Больше цитат

elena-shturneva

5 июня 2015 г., 15:15

Двадцать второго апреля 1969 года мы входим в комнатку Бродского, хозяин ее похож на американского выпускника. На нем голубая рубашка и вельветовые брюки. Очень западного вида брюки – прямо вызов режиму.

Двадцатидевятилетний Бродский – интересный мужчина, рыжий, веснушчатый, что-то в нем от Трентиньяна. Личность его обозначает себя сразу – юмором, умом, очаровательной улыбкой. Курит беспрестанно и эффектно.

Самое замечательное в Бродском – решимость жить так, как будто он свободен в этой распростершейся на одиннадцать часовых поясов тюрьме под названием Советский Союз. В противостоянии с культурой “мы” он согласен быть только индивидуалистом – или не быть вообще. Кодекс его поведения выработан опытом жизни в тоталитарном обществе: человек, который не думает самостоятельно, который растворяется в группе, – сам часть пагубной системы.

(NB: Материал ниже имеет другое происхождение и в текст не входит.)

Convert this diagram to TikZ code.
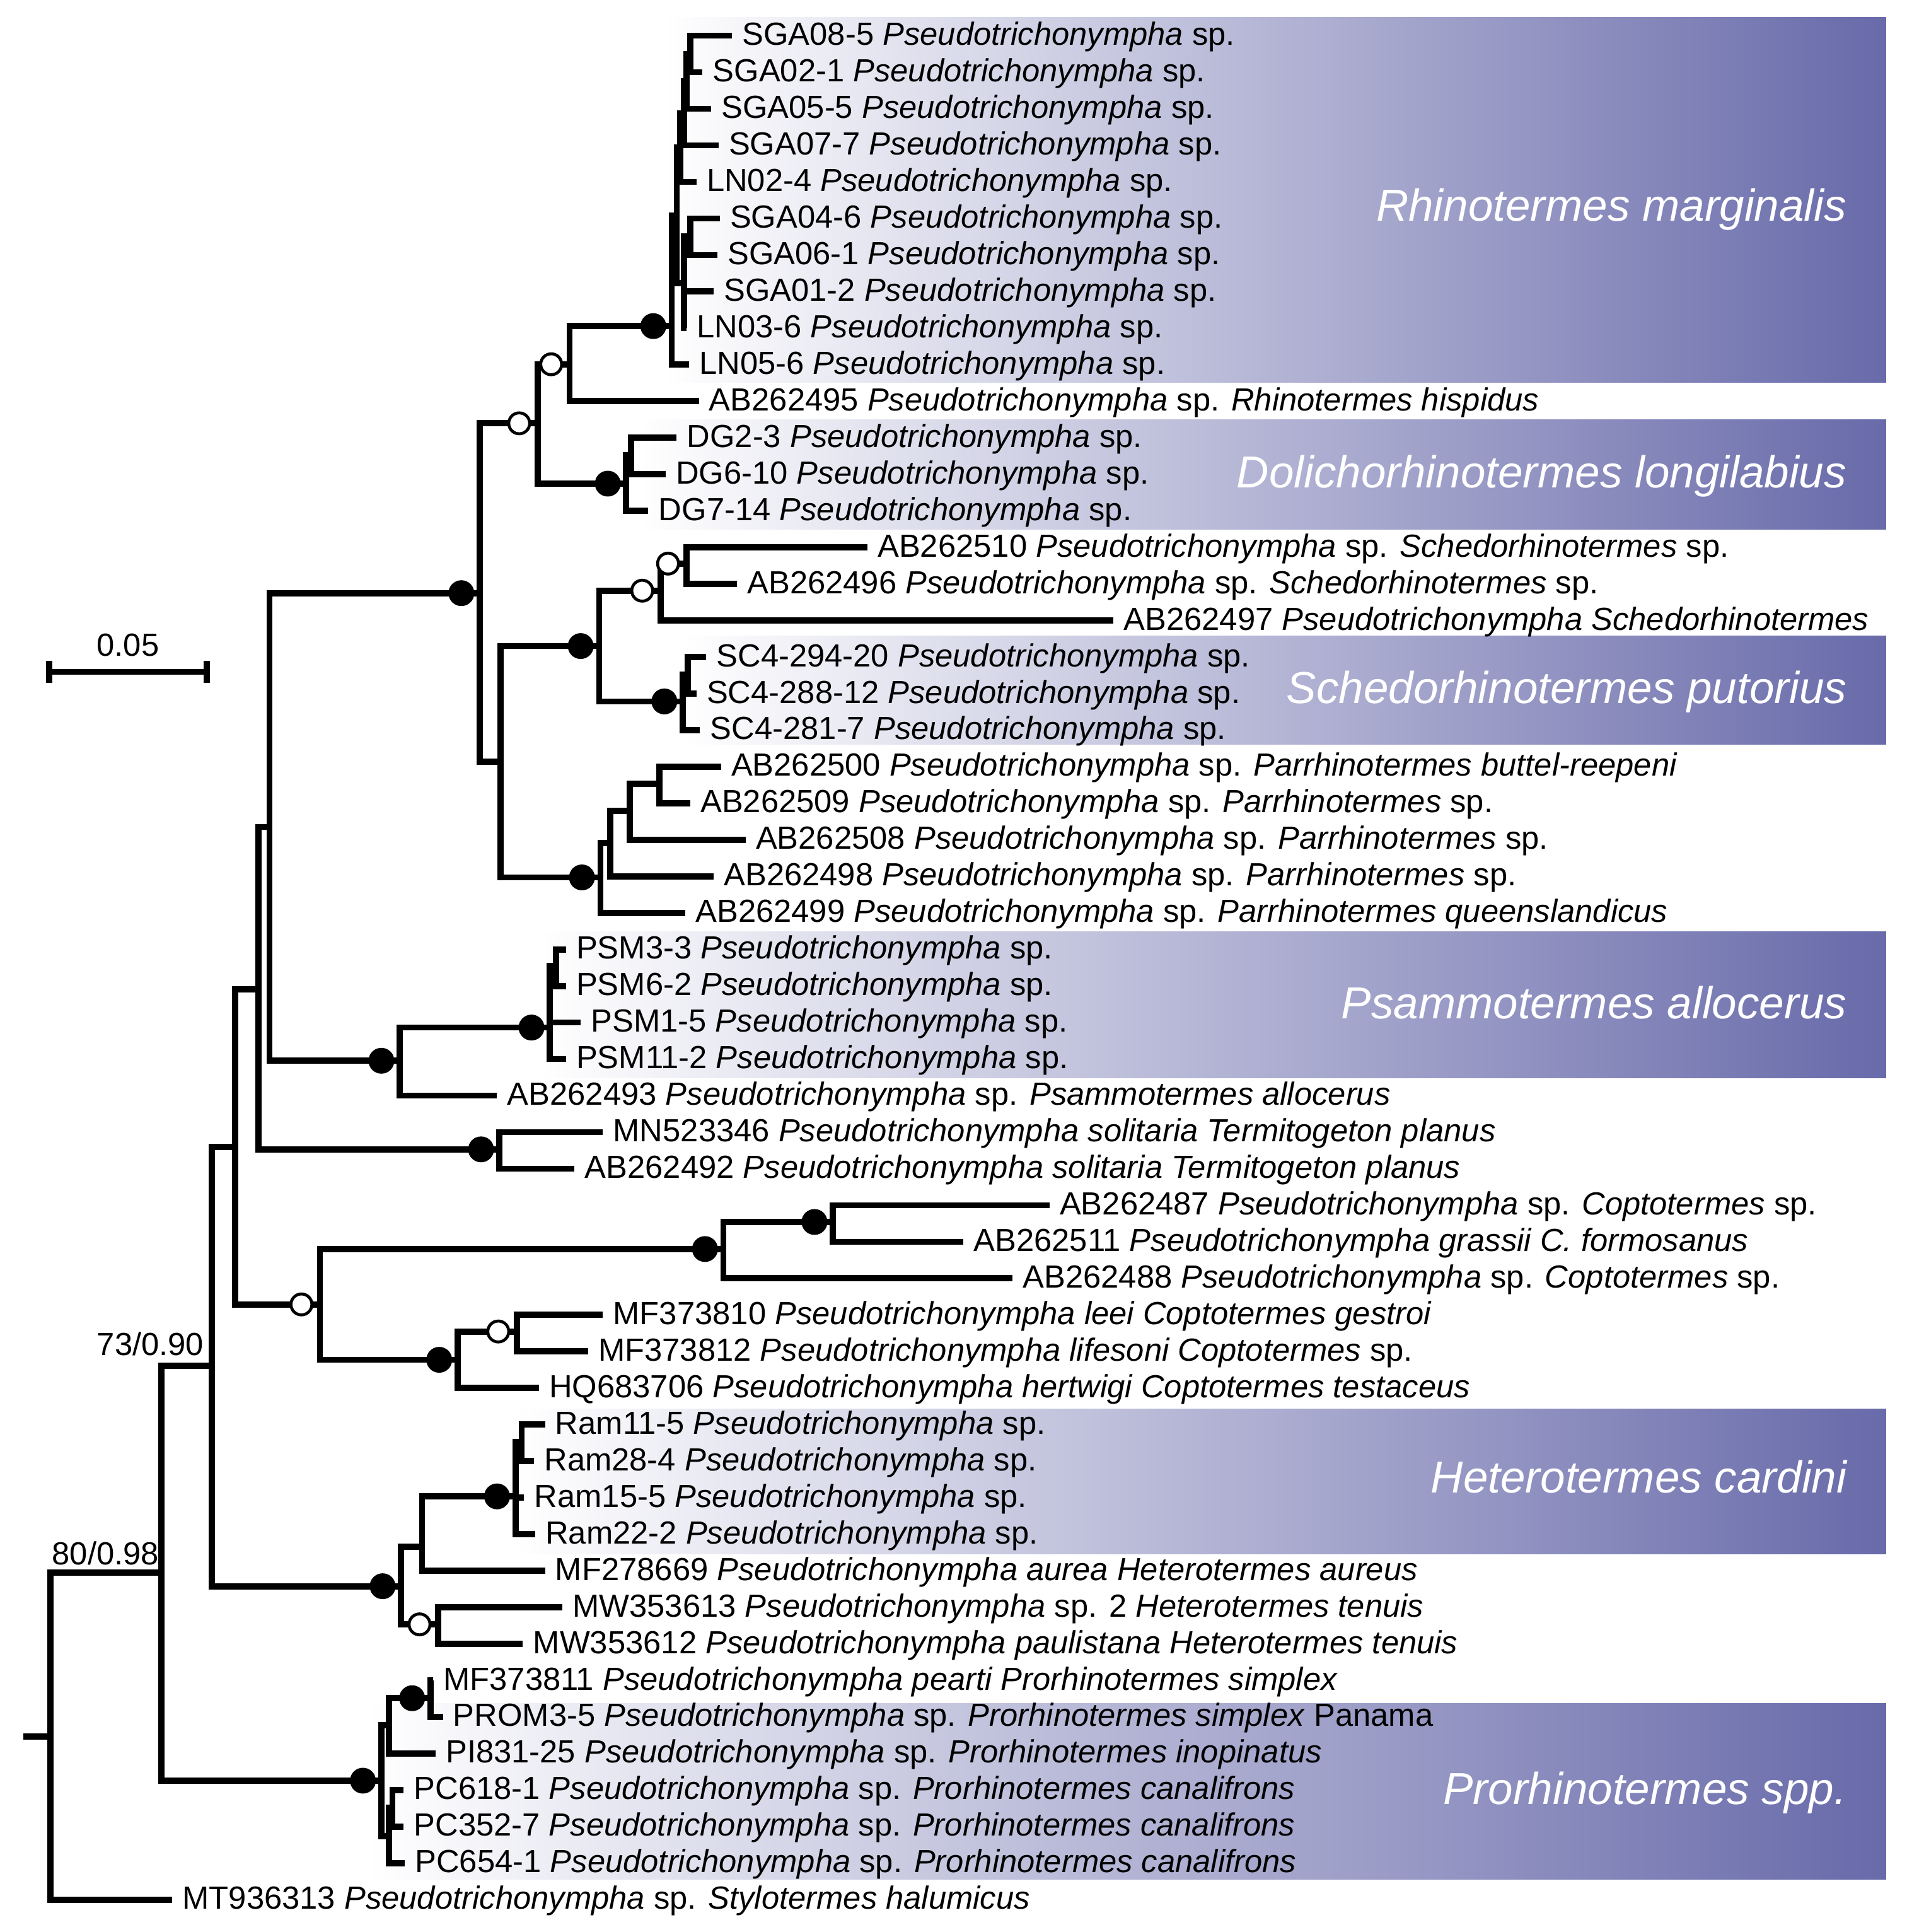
\documentclass[tikz,border=0pt]{standalone}
\usepackage{fontspec}
\setmainfont{Liberation Sans}
\usetikzlibrary{positioning}
\definecolor{cladepurple}{RGB}{104,106,170}
\newcommand{\Ps}{\textit{Pseudotrichonympha}}
\tikzset{
  branch/.style={line width=2.5pt, line join=miter},
  tip/.style={anchor=west, inner sep=0pt, xshift=4pt, yshift=-0.5pt, font=\fontsize{13}{15}\selectfont},
  full dot/.style={circle, fill=black, inner sep=0pt, minimum size=10.5pt, xshift=-7.5pt},
  open dot/.style={circle, draw=black, fill=white, line width=1.2pt, inner sep=0pt, minimum size=8.5pt, xshift=-7.5pt},
  clade text/.style={anchor=east, text=white, font=\fontsize{18.2}{21}\selectfont\itshape},
  support/.style={inner sep=1pt, font=\fontsize{13}{15}\selectfont}
}
\begin{document}
\begin{tikzpicture}[x=0.5pt,y=-0.5pt]
\useasboundingbox (0,0) rectangle (1550,1570);

% clade bands
\foreach \xl/\yt/\yb/\nm in {540/14/311/rm, 520/341/430/dl, 555/517/605/sp, 440/757/876/pa, 420/1145/1263/hc, 300/1384/1527/ps}
  \shade[left color=white, right color=cladepurple] (\xl,\yt) rectangle (1533,\yb);
\node[clade text] (rm) at (1508,170) {Rhinotermes marginalis};
\node[clade text] (dl) at (1508,387) {Dolichorhinotermes longilabius};
\node[clade text] (sp) at (1508,562) {Schedorhinotermes putorius};
\node[clade text] (pa) at (1508,815) {Psammotermes allocerus};
\node[clade text] (hc) at (1508,1200) {Heterotermes cardini};
\node[clade text] (pp) at (1508,1457) {Prorhinotermes spp.};

% internal nodes
\foreach \n/\x/\y in {root/41/1411, n80/131/1278, n73/172/1110, c191/191/932, b210/210/804,
  a219/219/672, big/390/482, rd/437/344, rh/463/296, r0/546/265, r1/550/175, r2/553/120,
  r5/556/92, r6/558/66, r7/561/44, r3/556/230, r4/561/192, dol/509/393, dol1/513/370,
  sp/407/619, s3/487/525, s2/537/480, s1/558/458, sc2/555/570, sc1/559/548,
  p4/488/713, p3/496/685, p2/512/659, p1/536/637, psa/325/862, ps0/447/835, ps1/452/785,
  ter/406/934, cop/260/1060, cp1/588/1015, cp2/677/993, cl1/372/1105, cl2/420/1082,
  het/326/1289, h1/343/1257, h2/419/1216, h3/424/1172, mw/356/1320,
  pr/310/1447, prb/316/1402, pra/350/1380, pc/316/1492, pcs/319/1469}
  \coordinate (\n) at (\x,\y);
\coordinate (stub) at (19,1411);

% tips
\foreach \r/\x/\lab in {
  1/595/{SGA08-5 \Ps{} sp.}, 2/571/{SGA02-1 \Ps{} sp.}, 3/578/{SGA05-5 \Ps{} sp.},
  4/584/{SGA07-7 \Ps{} sp.}, 5/566/{LN02-4 \Ps{} sp.}, 6/585/{SGA04-6 \Ps{} sp.},
  7/583/{SGA06-1 \Ps{} sp.}, 8/580/{SGA01-2 \Ps{} sp.}, 9/558/{LN03-6 \Ps{} sp.},
  10/560/{LN05-6 \Ps{} sp.}, 11/568/{AB262495 \Ps{} sp. \textit{Rhinotermes hispidus}},
  12/550/{DG2-3 \Ps{} sp.}, 13/541/{DG6-10 \Ps{} sp.}, 14/527/{DG7-14 \Ps{} sp.},
  15/705/{AB262510 \Ps{} sp. \textit{Schedorhinotermes} sp.},
  16/599/{AB262496 \Ps{} sp. \textit{Schedorhinotermes} sp.},
  17/905/{AB262497 \textit{Pseudotrichonympha Schedorhinotermes}},
  18/574/{SC4-294-20 \Ps{} sp.}, 19/566/{SC4-288-12 \Ps{} sp.}, 20/569/{SC4-281-7 \Ps{} sp.},
  21/586/{AB262500 \Ps{} sp. \textit{Parrhinotermes buttel-reepeni}},
  22/561/{AB262509 \Ps{} sp. \textit{Parrhinotermes} sp.},
  23/606/{AB262508 \Ps{} sp. \textit{Parrhinotermes} sp.},
  24/580/{AB262498 \Ps{} sp. \textit{Parrhinotermes} sp.},
  25/557/{AB262499 \Ps{} sp. \textit{Parrhinotermes queenslandicus}},
  26/460/{PSM3-3 \Ps{} sp.}, 27/460/{PSM6-2 \Ps{} sp.}, 28/472/{PSM1-5 \Ps{} sp.},
  29/460/{PSM11-2 \Ps{} sp.}, 30/404/{AB262493 \Ps{} sp. \textit{Psammotermes allocerus}},
  31/490/{MN523346 \textit{Pseudotrichonympha solitaria Termitogeton planus}},
  32/467/{AB262492 \textit{Pseudotrichonympha solitaria Termitogeton planus}},
  33/853/{AB262487 \Ps{} sp. \textit{Coptotermes} sp.},
  34/783/{AB262511 \textit{Pseudotrichonympha grassii C. formosanus}},
  35/823/{AB262488 \Ps{} sp. \textit{Coptotermes} sp.},
  36/490/{MF373810 \textit{Pseudotrichonympha leei Coptotermes gestroi}},
  37/478/{MF373812 \textit{Pseudotrichonympha lifesoni Coptotermes} sp.},
  38/438/{HQ683706 \textit{Pseudotrichonympha hertwigi Coptotermes testaceus}},
  39/443/{Ram11-5 \Ps{} sp.}, 40/434/{Ram28-4 \Ps{} sp.}, 41/426/{Ram15-5 \Ps{} sp.},
  42/435/{Ram22-2 \Ps{} sp.},
  43/443/{MF278669 \textit{Pseudotrichonympha aurea Heterotermes aureus}},
  44/457/{MW353613 \Ps{} sp. 2 \textit{Heterotermes tenuis}},
  45/425/{MW353612 \textit{Pseudotrichonympha paulistana Heterotermes tenuis}},
  46/352/{MF373811 \textit{Pseudotrichonympha pearti Prorhinotermes simplex}},
  47/360/{PROM3-5 \Ps{} sp. \textit{Prorhinotermes simplex} Panama},
  48/354/{PI831-25 \Ps{} sp. \textit{Prorhinotermes inopinatus}},
  49/328/{PC618-1 \Ps{} sp. \textit{Prorhinotermes canalifrons}},
  50/328/{PC352-7 \Ps{} sp. \textit{Prorhinotermes canalifrons}},
  51/329/{PC654-1 \Ps{} sp. \textit{Prorhinotermes canalifrons}},
  52/140/{MT936313 \Ps{} sp. \textit{Stylotermes halumicus}}}
{
  \coordinate (t\r) at (\x,{29+29.7*(\r-1)});
  \node[tip] (t\r-l) at (t\r) {\lab};
}

% branches
\draw[branch] (stub) -- (root);
\foreach \p/\c in {root/n80, root/t52, n80/n73, n80/pr, n73/c191, n73/het,
  c191/b210, c191/cop, b210/a219, b210/ter, a219/big, a219/psa, big/rd, big/sp,
  rd/rh, rd/dol, rh/r0, rh/t11, r0/r1, r0/t10, r1/r2, r1/r3, r2/r5, r2/t5,
  r5/r6, r5/t4, r6/r7, r6/t3, r7/t1, r7/t2, r3/r4, r3/t8, r3/t9, r4/t6, r4/t7,
  dol/dol1, dol/t14, dol1/t12, dol1/t13, sp/s3, sp/p4, s3/s2, s3/sc2, s2/s1, s2/t17,
  s1/t15, s1/t16, sc2/sc1, sc2/t20, sc1/t18, sc1/t19, p4/p3, p4/t25, p3/p2, p3/t24,
  p2/p1, p2/t23, p1/t21, p1/t22, psa/ps0, psa/t30, ps0/ps1, ps0/t28, ps0/t29,
  ps1/t26, ps1/t27, ter/t31, ter/t32, cop/cp1, cop/cl1, cp1/cp2, cp1/t35,
  cp2/t33, cp2/t34, cl1/cl2, cl1/t38, cl2/t36, cl2/t37, het/h1, het/mw,
  h1/h2, h1/t43, h2/h3, h2/t41, h2/t42, h3/t39, h3/t40, mw/t44, mw/t45,
  pr/prb, pr/pc, prb/pra, prb/t48, pra/t46, pra/t47, pc/pcs, pc/t51, pcs/t49, pcs/t50}
  \draw[branch] (\p) |- (\c);

% support
\foreach \n in {big, r0, dol, s3, sc2, p4, psa, ps0, ter, cp1, cp2, cl1, het, h2, pr, pra}
  \node[full dot] at (\n) {};
\foreach \n in {rd, rh, s2, s1, cop, cl2, mw}
  \node[open dot] at (\n) {};
\node[support, anchor=south west] (s80) at (40,1274) {80/0.98};
\node[support, anchor=south east] (s73) at (168,1104) {73/0.90};

% scale bar
\coordinate (sb1) at (40,546);
\coordinate (sb2) at (168,546);
\draw[line width=2.5pt] (sb1) -- (sb2);
\draw[line width=2.5pt] ([yshift=-4.5pt]sb1) -- ([yshift=4.5pt]sb1);
\draw[line width=2.5pt] ([yshift=-4.5pt]sb2) -- ([yshift=4.5pt]sb2);
\node[support, anchor=south] (sbl) at (104,536) {0.05};
\end{tikzpicture}
\end{document}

Иосиф словоохотлив и раним. Еврейский выговор его слышен сразу: мать рассказывает, что ребенком она повела его к логопеду, но после первого же занятия он отказался к нему ходить. Он постоянно уточняет, смягчает свои высказывания, следит за вашей реакцией, ищет точки соприкосновения. Говорит о Донне и Баратынском (оба – поэты-мыслители), то и дело повторяя “да?”, как бы выясняя, согласны ли вы. (Впоследствии по-английски это будет у него “Yeah?”.) Этим он располагает к себе собеседника. Есть, конечно, и другой Иосиф – такого мы редко наблюдали, но часто о нем слышали – дерзкий, высокомерный, грубый. Помню, кто-то из друзей сказал о Маяковском: человек без кожи.